Tuesday, April 19, 2016
When summer sports suck
It’s that time of year when parents get panicky about registration forms and deposits. No, not school — heck, school’s easy to get into. I’m talking about the Seasonal Summer Sessions of Sanity-Sucking Sports.
While the pain of bringing a child into the world does indeed fade — otherwise no one would have more than one — I’m still cringing at the memories of last summer’s T-ball debacle.
Two nights a week, every week, of scarfing down our dinner and jumping into the van to race to the ballfield. Hot, cranky, buggy evenings when the kids wanted to play in the backyard with their friends but I had to herd them over to a dusty diamond. I do not do “outdoors” well at the best of times, but especially not at the end of a long day when I’m sweaty, frazzled (with frizzled hair) and swatting at the bugs.
My husband’s work schedule meant he usually couldn’t make it, and I’d be running back and forth between the playground — trailing after our three-year-old — and the field to catch a glimpse of my lil’ slugger whacking the tee — not connecting with the ball at all.

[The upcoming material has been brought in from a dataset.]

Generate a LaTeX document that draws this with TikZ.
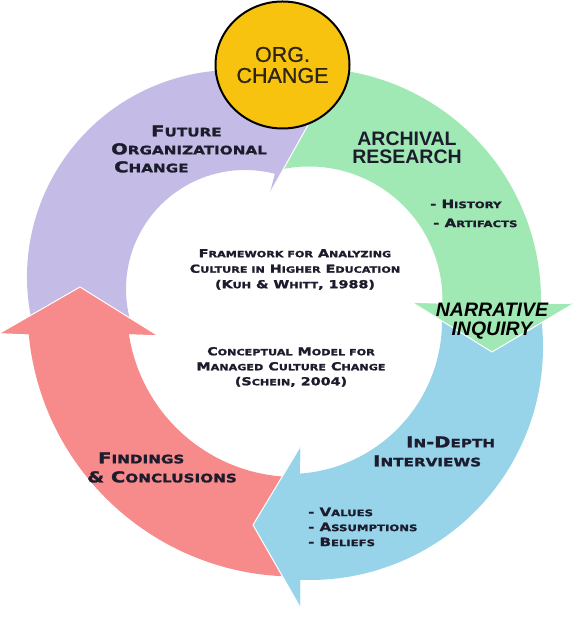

Although I was happy at the end of each practice, the timing could not have been worse for the kids. They would race over to the splash pad and kick off their sneakers at the exact moment the water is shut off for the evening. Sorry, kids. Now let Mommy crab at you for strewing your socks across the field and jam your sweaty little feet back into your shoes. The minivan will be stiflingly hot, we already drank all of the water and, no, we are not having freezies when we get home because MOMMY REALLY NEEDS TO GET YOU TO BED.